I'm trying to learn lifetimes, and I thought I had understood, but I've just found an example that isn't supposed to compile from what I understand:
// If one of the input gets out of scope, the result will too, because it has the
// same lifetime as the shortest input
fn returns_first<'a>(first: &'a str, second: &'a str) -> &'a str {
first
}
fn main() {
let c = {
let a = "a";
let b = "b";
returns_first(&a, &b)
};
dbg!(c);
// dbg!(a); cannot find value `a` in this scope
}
I a gets out of scope, why is c still valid, since it references a ?
"a" and "b" are already references and their type is &'static str. What you're passing to the function returns_first are not references to the variables a and b, but copies of those &'static str, and this 'a = 'static.
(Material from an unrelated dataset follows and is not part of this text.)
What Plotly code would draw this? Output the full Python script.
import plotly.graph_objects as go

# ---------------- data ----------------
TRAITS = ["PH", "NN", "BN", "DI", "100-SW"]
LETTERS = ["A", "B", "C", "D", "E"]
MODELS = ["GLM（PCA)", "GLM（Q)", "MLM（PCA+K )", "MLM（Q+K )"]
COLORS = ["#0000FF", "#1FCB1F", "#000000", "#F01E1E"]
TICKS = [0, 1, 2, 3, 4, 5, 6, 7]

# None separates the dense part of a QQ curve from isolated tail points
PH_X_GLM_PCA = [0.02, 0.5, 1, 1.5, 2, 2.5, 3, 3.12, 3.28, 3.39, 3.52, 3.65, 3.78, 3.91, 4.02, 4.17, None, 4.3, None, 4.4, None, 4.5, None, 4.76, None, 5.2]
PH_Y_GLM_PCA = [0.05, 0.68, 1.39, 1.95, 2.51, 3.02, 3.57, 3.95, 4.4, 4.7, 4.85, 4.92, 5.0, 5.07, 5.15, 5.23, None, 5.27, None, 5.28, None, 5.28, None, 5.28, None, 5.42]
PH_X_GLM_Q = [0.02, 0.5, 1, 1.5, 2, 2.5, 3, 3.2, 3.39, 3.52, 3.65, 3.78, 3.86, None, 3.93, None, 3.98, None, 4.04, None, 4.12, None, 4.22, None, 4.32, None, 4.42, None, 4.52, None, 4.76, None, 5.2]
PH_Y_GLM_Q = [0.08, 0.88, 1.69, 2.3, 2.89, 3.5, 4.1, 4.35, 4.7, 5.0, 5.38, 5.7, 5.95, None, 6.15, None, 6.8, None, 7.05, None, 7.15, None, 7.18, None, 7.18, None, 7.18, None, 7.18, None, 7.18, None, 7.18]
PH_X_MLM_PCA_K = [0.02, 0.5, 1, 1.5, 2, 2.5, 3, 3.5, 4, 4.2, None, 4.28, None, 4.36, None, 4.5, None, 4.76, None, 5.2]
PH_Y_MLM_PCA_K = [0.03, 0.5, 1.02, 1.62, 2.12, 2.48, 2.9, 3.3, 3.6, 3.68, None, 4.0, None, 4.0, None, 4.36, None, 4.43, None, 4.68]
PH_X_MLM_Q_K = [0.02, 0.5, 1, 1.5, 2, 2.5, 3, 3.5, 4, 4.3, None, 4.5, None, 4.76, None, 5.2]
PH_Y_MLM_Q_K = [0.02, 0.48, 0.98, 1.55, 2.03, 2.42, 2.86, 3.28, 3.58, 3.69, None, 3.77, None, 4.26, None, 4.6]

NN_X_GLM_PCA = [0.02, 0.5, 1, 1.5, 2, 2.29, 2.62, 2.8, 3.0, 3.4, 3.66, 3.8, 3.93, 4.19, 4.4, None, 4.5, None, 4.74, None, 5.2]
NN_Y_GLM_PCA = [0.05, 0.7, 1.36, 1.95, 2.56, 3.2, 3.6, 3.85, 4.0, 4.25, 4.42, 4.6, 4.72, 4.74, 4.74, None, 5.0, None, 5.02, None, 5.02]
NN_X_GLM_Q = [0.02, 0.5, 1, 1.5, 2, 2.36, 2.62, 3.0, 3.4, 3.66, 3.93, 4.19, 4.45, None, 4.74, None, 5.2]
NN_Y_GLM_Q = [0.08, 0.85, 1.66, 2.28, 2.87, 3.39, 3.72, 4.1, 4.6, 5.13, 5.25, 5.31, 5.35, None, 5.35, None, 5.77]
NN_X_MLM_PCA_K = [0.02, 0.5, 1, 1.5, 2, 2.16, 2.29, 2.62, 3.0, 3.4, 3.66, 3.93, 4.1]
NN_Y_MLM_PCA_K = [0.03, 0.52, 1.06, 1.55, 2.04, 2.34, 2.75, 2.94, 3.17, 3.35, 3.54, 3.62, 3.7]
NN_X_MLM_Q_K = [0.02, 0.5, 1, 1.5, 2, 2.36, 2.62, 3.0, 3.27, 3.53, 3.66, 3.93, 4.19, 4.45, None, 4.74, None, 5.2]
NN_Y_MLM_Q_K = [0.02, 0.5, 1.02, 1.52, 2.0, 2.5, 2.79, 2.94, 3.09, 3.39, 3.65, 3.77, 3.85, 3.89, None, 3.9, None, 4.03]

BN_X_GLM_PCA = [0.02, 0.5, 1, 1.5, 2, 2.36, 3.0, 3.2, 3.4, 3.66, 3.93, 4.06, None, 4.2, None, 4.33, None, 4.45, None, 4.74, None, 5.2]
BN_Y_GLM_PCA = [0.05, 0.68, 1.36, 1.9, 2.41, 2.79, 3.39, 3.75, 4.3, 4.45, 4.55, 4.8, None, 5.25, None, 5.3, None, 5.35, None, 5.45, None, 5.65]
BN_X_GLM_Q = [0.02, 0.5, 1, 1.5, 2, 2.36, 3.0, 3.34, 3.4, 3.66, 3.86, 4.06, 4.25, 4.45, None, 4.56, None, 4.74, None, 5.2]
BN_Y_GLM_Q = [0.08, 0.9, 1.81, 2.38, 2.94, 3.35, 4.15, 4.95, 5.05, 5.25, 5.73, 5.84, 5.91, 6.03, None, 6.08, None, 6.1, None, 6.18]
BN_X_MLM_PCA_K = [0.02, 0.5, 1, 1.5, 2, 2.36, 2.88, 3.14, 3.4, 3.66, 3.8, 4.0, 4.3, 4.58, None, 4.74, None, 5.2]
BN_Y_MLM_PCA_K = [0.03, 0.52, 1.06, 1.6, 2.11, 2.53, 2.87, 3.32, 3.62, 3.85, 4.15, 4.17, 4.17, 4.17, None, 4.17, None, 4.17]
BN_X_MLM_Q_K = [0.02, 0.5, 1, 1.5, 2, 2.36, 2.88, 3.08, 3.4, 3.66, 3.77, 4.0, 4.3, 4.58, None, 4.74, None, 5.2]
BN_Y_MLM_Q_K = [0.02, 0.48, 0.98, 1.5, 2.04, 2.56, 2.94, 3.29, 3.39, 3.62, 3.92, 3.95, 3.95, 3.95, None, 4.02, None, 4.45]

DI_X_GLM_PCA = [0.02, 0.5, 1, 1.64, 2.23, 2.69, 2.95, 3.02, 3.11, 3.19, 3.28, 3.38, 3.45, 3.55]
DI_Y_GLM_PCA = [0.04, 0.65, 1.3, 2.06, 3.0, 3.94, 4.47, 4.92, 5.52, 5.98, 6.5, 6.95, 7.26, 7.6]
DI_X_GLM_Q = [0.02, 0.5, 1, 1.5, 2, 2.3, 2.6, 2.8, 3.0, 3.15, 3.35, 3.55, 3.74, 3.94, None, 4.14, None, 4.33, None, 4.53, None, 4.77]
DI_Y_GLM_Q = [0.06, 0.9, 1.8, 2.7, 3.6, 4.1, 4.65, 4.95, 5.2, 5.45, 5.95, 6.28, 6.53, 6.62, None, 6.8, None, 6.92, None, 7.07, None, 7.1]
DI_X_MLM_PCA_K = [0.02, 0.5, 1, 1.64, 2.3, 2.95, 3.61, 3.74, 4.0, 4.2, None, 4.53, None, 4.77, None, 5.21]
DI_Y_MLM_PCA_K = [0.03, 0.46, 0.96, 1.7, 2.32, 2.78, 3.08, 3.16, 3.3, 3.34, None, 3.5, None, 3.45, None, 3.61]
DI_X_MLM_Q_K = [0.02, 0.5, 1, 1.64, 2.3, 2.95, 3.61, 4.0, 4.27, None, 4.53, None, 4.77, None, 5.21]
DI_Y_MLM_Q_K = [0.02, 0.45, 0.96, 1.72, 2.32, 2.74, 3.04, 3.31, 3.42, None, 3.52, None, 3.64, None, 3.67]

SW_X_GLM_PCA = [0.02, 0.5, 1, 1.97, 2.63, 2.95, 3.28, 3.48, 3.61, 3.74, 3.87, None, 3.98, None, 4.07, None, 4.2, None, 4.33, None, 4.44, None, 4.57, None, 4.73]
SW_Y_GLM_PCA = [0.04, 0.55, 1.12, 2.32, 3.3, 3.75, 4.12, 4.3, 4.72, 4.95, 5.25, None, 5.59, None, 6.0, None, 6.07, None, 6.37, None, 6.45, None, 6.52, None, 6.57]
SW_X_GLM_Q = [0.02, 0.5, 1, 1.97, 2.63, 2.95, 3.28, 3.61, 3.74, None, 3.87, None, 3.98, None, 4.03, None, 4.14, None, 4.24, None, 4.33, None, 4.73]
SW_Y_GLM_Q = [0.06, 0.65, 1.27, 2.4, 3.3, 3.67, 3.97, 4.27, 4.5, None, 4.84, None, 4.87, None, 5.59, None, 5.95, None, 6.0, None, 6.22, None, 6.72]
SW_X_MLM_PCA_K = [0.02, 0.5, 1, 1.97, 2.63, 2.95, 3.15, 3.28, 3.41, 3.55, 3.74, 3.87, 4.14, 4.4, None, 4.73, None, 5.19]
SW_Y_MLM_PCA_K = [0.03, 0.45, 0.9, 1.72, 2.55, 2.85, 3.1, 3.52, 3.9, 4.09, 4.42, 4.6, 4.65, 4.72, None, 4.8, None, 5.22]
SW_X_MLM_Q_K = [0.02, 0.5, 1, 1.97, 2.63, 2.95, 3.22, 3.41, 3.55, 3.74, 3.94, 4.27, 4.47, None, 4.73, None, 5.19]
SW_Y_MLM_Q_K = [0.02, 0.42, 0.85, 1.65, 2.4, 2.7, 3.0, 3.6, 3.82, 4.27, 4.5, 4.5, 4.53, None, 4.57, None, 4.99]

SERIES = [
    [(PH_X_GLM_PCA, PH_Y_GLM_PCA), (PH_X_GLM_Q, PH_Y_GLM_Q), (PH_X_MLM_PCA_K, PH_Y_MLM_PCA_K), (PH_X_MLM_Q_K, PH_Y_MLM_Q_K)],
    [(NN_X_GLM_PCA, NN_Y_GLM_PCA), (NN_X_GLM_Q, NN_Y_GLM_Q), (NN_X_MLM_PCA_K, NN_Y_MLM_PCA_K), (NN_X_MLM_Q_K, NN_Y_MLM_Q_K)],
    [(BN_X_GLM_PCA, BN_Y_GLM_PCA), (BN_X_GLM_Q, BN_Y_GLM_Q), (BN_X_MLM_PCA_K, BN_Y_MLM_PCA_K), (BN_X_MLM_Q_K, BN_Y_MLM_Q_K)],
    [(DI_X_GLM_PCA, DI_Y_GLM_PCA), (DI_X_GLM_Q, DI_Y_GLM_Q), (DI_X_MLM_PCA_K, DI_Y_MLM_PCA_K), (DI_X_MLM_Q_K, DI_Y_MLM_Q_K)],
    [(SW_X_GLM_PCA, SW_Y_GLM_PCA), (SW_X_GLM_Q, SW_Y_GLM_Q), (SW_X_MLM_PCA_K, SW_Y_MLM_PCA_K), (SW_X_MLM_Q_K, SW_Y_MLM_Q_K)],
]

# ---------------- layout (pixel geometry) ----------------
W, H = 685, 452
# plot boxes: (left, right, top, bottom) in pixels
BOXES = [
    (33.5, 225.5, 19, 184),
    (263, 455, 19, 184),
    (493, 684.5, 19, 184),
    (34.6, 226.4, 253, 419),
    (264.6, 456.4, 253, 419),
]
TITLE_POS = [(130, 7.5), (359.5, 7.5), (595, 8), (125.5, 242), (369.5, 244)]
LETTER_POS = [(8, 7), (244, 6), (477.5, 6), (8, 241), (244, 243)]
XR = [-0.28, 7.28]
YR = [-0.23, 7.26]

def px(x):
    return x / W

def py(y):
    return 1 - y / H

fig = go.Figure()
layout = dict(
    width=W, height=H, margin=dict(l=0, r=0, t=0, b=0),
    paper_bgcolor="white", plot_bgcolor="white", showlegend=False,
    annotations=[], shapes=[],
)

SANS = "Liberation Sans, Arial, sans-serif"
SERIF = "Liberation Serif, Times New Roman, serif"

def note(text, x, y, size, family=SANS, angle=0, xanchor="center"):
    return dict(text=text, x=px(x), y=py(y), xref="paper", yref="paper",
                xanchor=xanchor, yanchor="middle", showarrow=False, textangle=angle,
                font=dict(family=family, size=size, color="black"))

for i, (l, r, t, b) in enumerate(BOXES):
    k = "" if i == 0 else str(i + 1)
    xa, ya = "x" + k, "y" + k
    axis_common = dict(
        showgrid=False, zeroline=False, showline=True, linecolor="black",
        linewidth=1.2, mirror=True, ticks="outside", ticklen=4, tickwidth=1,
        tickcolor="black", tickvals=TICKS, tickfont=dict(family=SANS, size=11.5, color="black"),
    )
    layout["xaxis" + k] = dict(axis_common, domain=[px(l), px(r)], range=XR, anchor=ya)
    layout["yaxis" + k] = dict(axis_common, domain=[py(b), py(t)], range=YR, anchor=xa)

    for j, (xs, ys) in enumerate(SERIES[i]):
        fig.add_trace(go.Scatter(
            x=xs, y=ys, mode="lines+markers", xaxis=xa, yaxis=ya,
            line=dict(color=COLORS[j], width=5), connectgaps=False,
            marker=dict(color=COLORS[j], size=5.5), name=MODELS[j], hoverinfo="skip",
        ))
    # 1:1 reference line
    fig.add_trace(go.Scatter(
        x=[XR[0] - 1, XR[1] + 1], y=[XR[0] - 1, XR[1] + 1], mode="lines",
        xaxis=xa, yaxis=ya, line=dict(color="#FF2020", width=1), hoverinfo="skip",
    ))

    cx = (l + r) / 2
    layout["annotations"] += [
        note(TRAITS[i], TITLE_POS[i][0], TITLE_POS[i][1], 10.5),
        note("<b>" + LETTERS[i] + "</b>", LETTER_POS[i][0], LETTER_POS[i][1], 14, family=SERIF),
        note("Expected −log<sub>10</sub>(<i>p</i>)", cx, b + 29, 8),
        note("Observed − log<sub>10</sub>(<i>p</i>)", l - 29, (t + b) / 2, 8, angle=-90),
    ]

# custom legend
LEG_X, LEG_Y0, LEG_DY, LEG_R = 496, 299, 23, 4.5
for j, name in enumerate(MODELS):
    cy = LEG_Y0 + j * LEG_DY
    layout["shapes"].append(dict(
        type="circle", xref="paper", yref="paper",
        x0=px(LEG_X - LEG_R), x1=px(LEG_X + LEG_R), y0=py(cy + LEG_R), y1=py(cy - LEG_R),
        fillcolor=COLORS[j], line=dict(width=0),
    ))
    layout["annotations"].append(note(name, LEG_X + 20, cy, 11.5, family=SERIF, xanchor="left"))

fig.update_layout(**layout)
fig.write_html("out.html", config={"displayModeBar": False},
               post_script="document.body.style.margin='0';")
It might be a bit misleading because the arguments are &a and &b, but those have type &'something &'static str, which gets automatically dereferences to &'static str.
You should try making a and b of type String, that way any &str you get from them will actually be tied to them.
// If one of the input gets out of scope, the result will too, because it has the
// same lifetime as the shortest input
fn returns_first<'a>(first: &'a str, second: &'a str) -> &'a str {
first
}
fn main() {
let c = {
let a = String::from("a");
let b = String::from("b");
returns_first(&a, &b)
};
dbg!(c);
// dbg!(a); cannot find value `a` in this scope
}